Exercise prompt. Give back only the lines from the one that contains "Recreate this image" through the one that contains "legend=False, width=0.5, saturation=1, ax=ax)", word for word and without images.

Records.
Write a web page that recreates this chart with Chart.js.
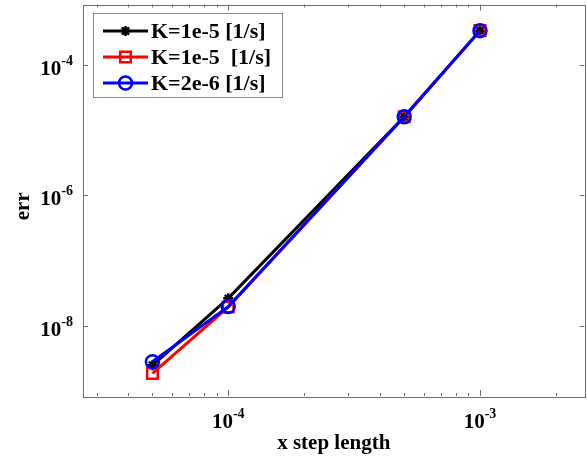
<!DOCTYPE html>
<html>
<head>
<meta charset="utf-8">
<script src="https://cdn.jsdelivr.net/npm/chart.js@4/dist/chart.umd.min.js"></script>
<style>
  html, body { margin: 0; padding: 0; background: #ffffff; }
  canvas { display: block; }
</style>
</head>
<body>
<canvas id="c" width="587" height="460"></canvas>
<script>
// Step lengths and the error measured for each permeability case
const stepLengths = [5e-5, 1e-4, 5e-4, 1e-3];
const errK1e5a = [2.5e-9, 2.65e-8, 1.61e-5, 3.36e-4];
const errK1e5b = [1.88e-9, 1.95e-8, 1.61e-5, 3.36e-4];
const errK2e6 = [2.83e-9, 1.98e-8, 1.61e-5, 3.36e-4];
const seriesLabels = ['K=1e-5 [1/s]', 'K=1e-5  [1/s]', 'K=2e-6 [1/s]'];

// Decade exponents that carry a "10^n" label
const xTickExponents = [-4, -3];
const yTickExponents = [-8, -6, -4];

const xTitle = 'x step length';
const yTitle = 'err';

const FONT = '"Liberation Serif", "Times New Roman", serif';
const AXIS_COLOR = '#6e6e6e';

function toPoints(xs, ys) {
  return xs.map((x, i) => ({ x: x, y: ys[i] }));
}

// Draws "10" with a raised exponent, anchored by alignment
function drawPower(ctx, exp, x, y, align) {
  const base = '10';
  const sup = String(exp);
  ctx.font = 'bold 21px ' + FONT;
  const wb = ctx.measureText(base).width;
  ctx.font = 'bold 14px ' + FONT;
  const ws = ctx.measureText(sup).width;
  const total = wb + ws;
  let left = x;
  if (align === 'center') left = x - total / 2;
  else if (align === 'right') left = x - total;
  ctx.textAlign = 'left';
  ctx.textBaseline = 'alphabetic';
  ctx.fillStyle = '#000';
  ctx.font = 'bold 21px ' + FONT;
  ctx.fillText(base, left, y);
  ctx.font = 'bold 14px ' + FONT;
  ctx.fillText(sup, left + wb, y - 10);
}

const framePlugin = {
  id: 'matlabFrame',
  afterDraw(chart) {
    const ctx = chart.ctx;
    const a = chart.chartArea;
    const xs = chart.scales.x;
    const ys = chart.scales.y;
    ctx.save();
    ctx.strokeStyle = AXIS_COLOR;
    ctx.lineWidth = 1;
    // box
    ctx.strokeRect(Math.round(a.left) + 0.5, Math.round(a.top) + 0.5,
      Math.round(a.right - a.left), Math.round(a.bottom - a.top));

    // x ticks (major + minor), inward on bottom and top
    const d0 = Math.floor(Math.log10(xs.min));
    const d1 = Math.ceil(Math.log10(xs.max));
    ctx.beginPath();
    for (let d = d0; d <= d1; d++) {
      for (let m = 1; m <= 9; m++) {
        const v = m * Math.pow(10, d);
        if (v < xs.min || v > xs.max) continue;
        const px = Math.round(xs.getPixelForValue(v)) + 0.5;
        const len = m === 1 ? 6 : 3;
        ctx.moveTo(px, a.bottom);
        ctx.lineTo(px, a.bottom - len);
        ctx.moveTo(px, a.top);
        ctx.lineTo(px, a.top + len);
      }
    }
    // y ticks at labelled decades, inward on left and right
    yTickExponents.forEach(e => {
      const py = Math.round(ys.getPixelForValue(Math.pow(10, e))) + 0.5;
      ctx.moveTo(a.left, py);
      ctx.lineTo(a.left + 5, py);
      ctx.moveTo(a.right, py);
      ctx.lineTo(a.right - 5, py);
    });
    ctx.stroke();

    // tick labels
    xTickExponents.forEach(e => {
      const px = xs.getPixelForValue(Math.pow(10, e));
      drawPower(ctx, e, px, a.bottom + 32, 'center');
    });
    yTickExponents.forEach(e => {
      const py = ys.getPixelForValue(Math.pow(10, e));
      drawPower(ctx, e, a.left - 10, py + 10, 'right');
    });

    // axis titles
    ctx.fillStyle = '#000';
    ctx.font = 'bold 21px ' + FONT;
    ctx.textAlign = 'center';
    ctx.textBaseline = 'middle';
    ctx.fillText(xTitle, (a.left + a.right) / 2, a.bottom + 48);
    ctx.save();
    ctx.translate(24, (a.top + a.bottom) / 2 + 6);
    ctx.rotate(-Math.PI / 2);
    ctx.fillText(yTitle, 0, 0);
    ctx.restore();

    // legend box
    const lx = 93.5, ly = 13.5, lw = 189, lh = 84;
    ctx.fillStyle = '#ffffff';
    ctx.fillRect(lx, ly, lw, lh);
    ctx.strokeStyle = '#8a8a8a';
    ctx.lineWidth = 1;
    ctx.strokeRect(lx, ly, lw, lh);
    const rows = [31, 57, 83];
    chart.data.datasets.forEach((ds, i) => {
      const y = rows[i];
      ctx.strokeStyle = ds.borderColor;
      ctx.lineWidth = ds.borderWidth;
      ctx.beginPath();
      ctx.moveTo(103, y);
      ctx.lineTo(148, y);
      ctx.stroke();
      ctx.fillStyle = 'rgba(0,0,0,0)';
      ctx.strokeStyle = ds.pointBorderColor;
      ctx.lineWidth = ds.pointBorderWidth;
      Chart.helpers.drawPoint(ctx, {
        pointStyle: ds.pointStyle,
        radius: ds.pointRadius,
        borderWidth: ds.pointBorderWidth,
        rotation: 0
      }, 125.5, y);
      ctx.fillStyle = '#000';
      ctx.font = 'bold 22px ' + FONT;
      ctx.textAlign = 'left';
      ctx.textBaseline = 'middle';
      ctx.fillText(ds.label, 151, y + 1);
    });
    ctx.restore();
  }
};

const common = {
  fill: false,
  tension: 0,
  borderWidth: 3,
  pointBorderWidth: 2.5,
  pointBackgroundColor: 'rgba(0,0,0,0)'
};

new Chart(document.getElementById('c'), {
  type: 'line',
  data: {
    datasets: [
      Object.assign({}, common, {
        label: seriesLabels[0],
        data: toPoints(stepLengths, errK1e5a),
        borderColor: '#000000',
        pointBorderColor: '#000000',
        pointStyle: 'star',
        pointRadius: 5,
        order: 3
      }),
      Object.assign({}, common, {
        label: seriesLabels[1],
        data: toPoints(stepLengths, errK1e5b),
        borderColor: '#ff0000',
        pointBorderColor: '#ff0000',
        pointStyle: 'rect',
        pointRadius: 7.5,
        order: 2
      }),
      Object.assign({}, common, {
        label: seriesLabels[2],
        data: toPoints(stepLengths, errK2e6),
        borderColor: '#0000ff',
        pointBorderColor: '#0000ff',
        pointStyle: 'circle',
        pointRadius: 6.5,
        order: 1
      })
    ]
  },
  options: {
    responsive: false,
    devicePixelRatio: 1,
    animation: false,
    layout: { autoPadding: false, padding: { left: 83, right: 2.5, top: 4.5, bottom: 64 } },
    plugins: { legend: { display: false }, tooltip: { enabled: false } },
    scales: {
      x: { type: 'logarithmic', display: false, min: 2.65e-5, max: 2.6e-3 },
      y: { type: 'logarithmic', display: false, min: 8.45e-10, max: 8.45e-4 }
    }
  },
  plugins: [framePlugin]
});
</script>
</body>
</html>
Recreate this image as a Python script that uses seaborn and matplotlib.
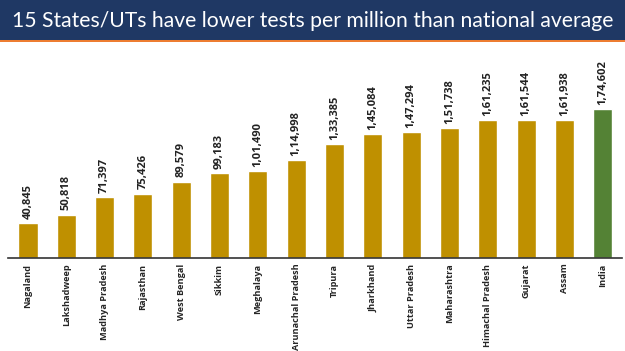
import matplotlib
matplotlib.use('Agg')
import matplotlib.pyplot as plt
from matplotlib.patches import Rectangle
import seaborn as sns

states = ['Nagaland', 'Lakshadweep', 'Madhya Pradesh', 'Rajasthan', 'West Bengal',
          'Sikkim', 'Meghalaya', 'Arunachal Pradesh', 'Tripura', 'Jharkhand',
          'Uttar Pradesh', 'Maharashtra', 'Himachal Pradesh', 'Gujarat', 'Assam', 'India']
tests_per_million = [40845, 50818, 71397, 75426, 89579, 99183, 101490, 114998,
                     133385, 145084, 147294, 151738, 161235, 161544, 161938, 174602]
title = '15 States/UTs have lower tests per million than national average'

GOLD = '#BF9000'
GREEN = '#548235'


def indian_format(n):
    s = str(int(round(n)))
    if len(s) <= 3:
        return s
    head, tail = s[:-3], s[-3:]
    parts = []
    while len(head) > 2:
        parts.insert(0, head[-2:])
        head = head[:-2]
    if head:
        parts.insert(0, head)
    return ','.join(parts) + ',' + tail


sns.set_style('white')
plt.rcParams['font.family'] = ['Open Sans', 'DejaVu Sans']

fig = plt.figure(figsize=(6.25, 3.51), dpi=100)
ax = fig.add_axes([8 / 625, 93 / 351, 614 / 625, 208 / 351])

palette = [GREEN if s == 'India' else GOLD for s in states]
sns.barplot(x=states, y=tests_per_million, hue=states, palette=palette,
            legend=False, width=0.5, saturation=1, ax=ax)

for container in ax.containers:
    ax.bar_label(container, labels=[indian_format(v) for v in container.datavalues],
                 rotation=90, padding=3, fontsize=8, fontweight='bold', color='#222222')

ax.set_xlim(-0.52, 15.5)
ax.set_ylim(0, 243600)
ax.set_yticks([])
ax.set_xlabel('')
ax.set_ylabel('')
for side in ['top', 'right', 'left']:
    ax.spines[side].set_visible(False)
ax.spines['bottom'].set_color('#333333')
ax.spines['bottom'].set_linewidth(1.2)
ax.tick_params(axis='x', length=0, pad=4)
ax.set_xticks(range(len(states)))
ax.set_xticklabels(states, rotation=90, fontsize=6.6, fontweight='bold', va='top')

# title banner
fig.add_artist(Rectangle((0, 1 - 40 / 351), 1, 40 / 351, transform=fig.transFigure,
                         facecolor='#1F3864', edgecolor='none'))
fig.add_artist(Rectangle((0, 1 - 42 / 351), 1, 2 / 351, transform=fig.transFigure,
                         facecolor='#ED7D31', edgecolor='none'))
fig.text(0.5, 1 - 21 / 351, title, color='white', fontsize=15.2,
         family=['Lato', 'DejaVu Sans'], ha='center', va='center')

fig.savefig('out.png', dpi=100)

Reply to the task.
Recreate this image as a Python script that uses seaborn and matplotlib.
import matplotlib
matplotlib.use('Agg')
import matplotlib.pyplot as plt
from matplotlib.patches import Rectangle
import seaborn as sns

states = ['Nagaland', 'Lakshadweep', 'Madhya Pradesh', 'Rajasthan', 'West Bengal',
          'Sikkim', 'Meghalaya', 'Arunachal Pradesh', 'Tripura', 'Jharkhand',
          'Uttar Pradesh', 'Maharashtra', 'Himachal Pradesh', 'Gujarat', 'Assam', 'India']
tests_per_million = [40845, 50818, 71397, 75426, 89579, 99183, 101490, 114998,
                     133385, 145084, 147294, 151738, 161235, 161544, 161938, 174602]
title = '15 States/UTs have lower tests per million than national average'

GOLD = '#BF9000'
GREEN = '#548235'


def indian_format(n):
    s = str(int(round(n)))
    if len(s) <= 3:
        return s
    head, tail = s[:-3], s[-3:]
    parts = []
    while len(head) > 2:
        parts.insert(0, head[-2:])
        head = head[:-2]
    if head:
        parts.insert(0, head)
    return ','.join(parts) + ',' + tail


sns.set_style('white')
plt.rcParams['font.family'] = ['Open Sans', 'DejaVu Sans']

fig = plt.figure(figsize=(6.25, 3.51), dpi=100)
ax = fig.add_axes([8 / 625, 93 / 351, 614 / 625, 208 / 351])

palette = [GREEN if s == 'India' else GOLD for s in states]
sns.barplot(x=states, y=tests_per_million, hue=states, palette=palette,
            legend=False, width=0.5, saturation=1, ax=ax)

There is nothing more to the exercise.